In a society that has become pre-occupied with fulfilling individual wants, we have forgotten the importance of community. The importance of giving of ourselves to benefit others. This is a concept I like to call being of benefit to others.
If you know anything about philosophy, you know they can argue for hours on end and still not come to a definitive conclusion. However, there is something they don’t disagree about, that is that true happiness comes from giving, not taking.
So, why do I mention that? Our consumerist culture, has meant that we are constantly wanting people or organisations to provide convenience for us as individuals. If it’s an app or website, it’s not allowed to glitch, because how dare we wait. Any company service needs to happen at lightning speed, otherwise they lose our attention and ultimately their customer.

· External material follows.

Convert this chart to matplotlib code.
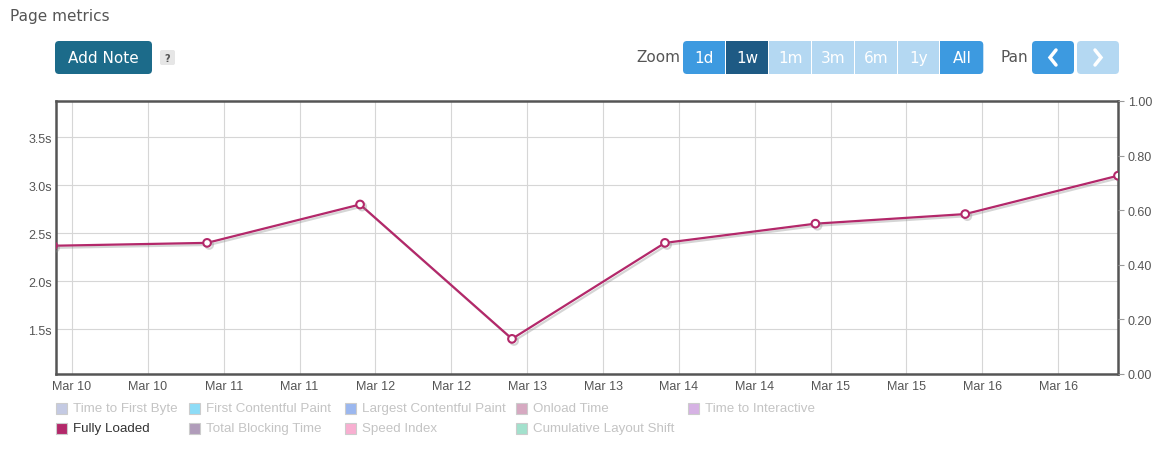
import numpy as np
import pandas as pd
import matplotlib
matplotlib.use('Agg')
import matplotlib.pyplot as plt
import matplotlib.dates as mdates
import matplotlib.patheffects as pe
from matplotlib.patches import Rectangle, FancyBboxPatch

# data: Fully Loaded (seconds)
times = pd.to_datetime(['2024-03-09 21:00', '2024-03-10 21:22', '2024-03-11 21:34',
                        '2024-03-12 21:36', '2024-03-13 21:48', '2024-03-14 21:36',
                        '2024-03-15 21:18', '2024-03-16 21:28'])
fully_loaded = [2.37, 2.40, 2.80, 1.40, 2.40, 2.60, 2.70, 3.10]

legend_names = ['Time to First Byte', 'First Contentful Paint', 'Largest Contentful Paint',
                'Onload Time', 'Time to Interactive', 'Fully Loaded', 'Total Blocking Time',
                'Speed Index', 'Cumulative Layout Shift']
legend_colors = ['#c4cae3', '#8ddcf7', '#9bb7ef', '#d6a9c1', '#d6b2e4', '#b3286a',
                 '#b09cba', '#f8afd1', '#a3e1cd']
legend_active = [False, False, False, False, False, True, False, False, False]

zoom_labels = ['1d', '1w', '1m', '3m', '6m', '1y', 'All']
zoom_colors = ['#3d9ae0', '#1e5a84', '#b4d8f2', '#b4d8f2', '#b4d8f2', '#b4d8f2', '#3d9ae0']

W, H = 1166, 452
LINE = '#b3286a'
TXT = '#555555'

fig = plt.figure(figsize=(W / 100, H / 100), dpi=100)
fig.patch.set_facecolor('white')

# main chart area (pixel box 56..1118 x 102..375)
ax = fig.add_axes([56 / W, (H - 375) / H, 1062 / W, 273 / H])
ax.plot(times, fully_loaded, color=LINE, lw=1.6, marker='o', ms=5.5,
        mfc='white', mec=LINE, mew=1.5, zorder=5, clip_on=True,
        path_effects=[pe.SimpleLineShadow(offset=(1.5, -1.5), shadow_color='#888888', alpha=0.35),
                      pe.Normal()])
xmax = pd.Timestamp('2024-03-16 21:28')
ax.set_xlim(xmax - pd.Timedelta(days=7), xmax)
ax.set_ylim(1.034, 3.878)
ax.set_yticks([1.5, 2.0, 2.5, 3.0, 3.5])
ax.set_yticklabels(['1.5s', '2.0s', '2.5s', '3.0s', '3.5s'])
ax.xaxis.set_major_locator(mdates.HourLocator(byhour=[0, 12]))
ax.xaxis.set_major_formatter(mdates.DateFormatter('%b %d'))
ax.grid(True, color='#d6d6d6', lw=0.8)
ax.set_axisbelow(True)
ax.tick_params(axis='y', length=0, labelsize=9, labelcolor=TXT, pad=3)
ax.tick_params(axis='x', length=0, labelsize=9, labelcolor=TXT, pad=4)
for lab in ax.get_xticklabels() + ax.get_yticklabels():
    lab.set_fontfamily('Liberation Sans')
for s in ax.spines.values():
    s.set_color('#555555')
    s.set_linewidth(1.8)

ax2 = ax.twinx()
ax2.set_ylim(0, 1)
ax2.set_yticks([0, 0.2, 0.4, 0.6, 0.8, 1.0])
ax2.set_yticklabels(['0.00', '0.20', '0.40', '0.60', '0.80', '1.00'])
ax2.tick_params(axis='y', length=4, color='#999999', labelsize=9, labelcolor=TXT, pad=3)
for lab in ax2.get_yticklabels():
    lab.set_fontfamily('Liberation Sans')
for s in ax2.spines.values():
    s.set_visible(False)

# overlay for header, buttons and legend (pixel coordinates)
ov = fig.add_axes([0, 0, 1, 1], zorder=-1)
ov.set_xlim(0, W)
ov.set_ylim(H, 0)
ov.axis('off')

ov.text(10, 17, 'Page metrics', fontsize=11, color=TXT, va='center', ha='left')

ov.add_patch(FancyBboxPatch((55, 42), 97, 33, boxstyle='round,pad=0,rounding_size=4',
                            fc='#1c6b8a', ec='none'))
ov.text(103.5, 58.5, 'Add Note', fontsize=11, color='white', ha='center', va='center')
ov.add_patch(FancyBboxPatch((160, 51), 15, 15, boxstyle='round,pad=0,rounding_size=2',
                            fc='#e6e6e6', ec='none'))
ov.text(167.5, 58.5, '?', fontsize=7, color='#555555', ha='center', va='center', fontweight='bold')

# zoom buttons
ov.text(680, 58, 'Zoom', fontsize=11, color=TXT, ha='right', va='center')
bx0, bw = 683, 42.9
for i, (lab, col) in enumerate(zip(zoom_labels, zoom_colors)):
    x0 = bx0 + i * bw
    if i == 0:
        ov.add_patch(FancyBboxPatch((x0, 42), bw - 1, 33, boxstyle='round,pad=0,rounding_size=4',
                                    fc=col, ec='none'))
        ov.add_patch(Rectangle((x0 + 20, 42), bw - 21, 33, fc=col, ec='none'))
    elif i == len(zoom_labels) - 1:
        ov.add_patch(FancyBboxPatch((x0, 42), bw, 33, boxstyle='round,pad=0,rounding_size=4',
                                    fc=col, ec='none'))
        ov.add_patch(Rectangle((x0, 42), 20, 33, fc=col, ec='none'))
    else:
        ov.add_patch(Rectangle((x0, 42), bw - 1, 33, fc=col, ec='none'))
    ov.text(x0 + bw / 2, 58.5, lab, fontsize=11, color='white', ha='center', va='center')

ov.text(1000, 58, 'Pan', fontsize=11, color=TXT, ha='left', va='center')
for x0, col, d in [(1032, '#3d9ae0', -1), (1077, '#b4d8f2', 1)]:
    ov.add_patch(FancyBboxPatch((x0, 42), 42, 33, boxstyle='round,pad=0,rounding_size=4',
                                fc=col, ec='none'))
    cx = x0 + 21
    ov.plot([cx - 3 * d, cx + 3 * d, cx - 3 * d], [51, 58.5, 66], color='white', lw=2.5,
            solid_capstyle='round', solid_joinstyle='miter')

# legend
col_x = [56, 189, 345, 516, 688]
for i, (name, col, act) in enumerate(zip(legend_names, legend_colors, legend_active)):
    row, c = divmod(i, 5)
    x = col_x[c]
    y = 409 + row * 20
    ov.add_patch(Rectangle((x, y - 5.5), 11, 11, fc=col, ec='#cccccc', lw=0.8))
    ov.text(x + 17, y, name, fontsize=9.6, family='Liberation Sans',
            color='#333333' if act else '#c4c4c4', ha='left', va='center')

fig.savefig('out.png', dpi=100)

Marketers and salespeople thrive on our need for convenience, commonly citing the fact that consumers have a focus of 8-9 seconds. If you can’t catch them within this time period, you may have potentially lost yourself a customer or a sale. I myself worked in sales for over a year and implemented this concept.
When cold-calling, I wouldn’t use the common introduction method but rather resorted to trigger or buzzwords. These trigger or buzzwords would baffle the potential client and lead them along the line of thinking I wanted them to head down.
At this point you’d be forgiven for thinking, where on earth is this heading. That’s well within your rights, now let me bring it altogether. The things mentioned above are symptoms of our society’s shift towards an individualistic lifestyle. A lifestyle increasingly becoming dictated by what we want as individuals, rather than channelling it into the way we can benefit those around us and society as a whole.
Some may misunderstand this for an attack on people attaining success and becoming rich and famous. This is completely not the case, in fact the way we define success I will comment on in a future post. A little snapshot of that post may lead along the line of using the above as tools rather than defining them as goals within themselves.
On a final note, I would like to also critique the way we give to others. Many businesses and people, give in order to receive something in return. That is not the kind of giving I am eluding to here. It is a type of service to others that people who volunteer in many not-for-profits entertain and it is that of not expecting a return.
Innately, we think that for every action there must be some sort of compensation, whether it be short or long term. In this type of giving, the return is not tangible or able to be seen. In fact, I can’t explain what kind of reward lies on the other side of helping others without expecting anything in return. I’m hoping you may be able to tell me how it felt for you instead.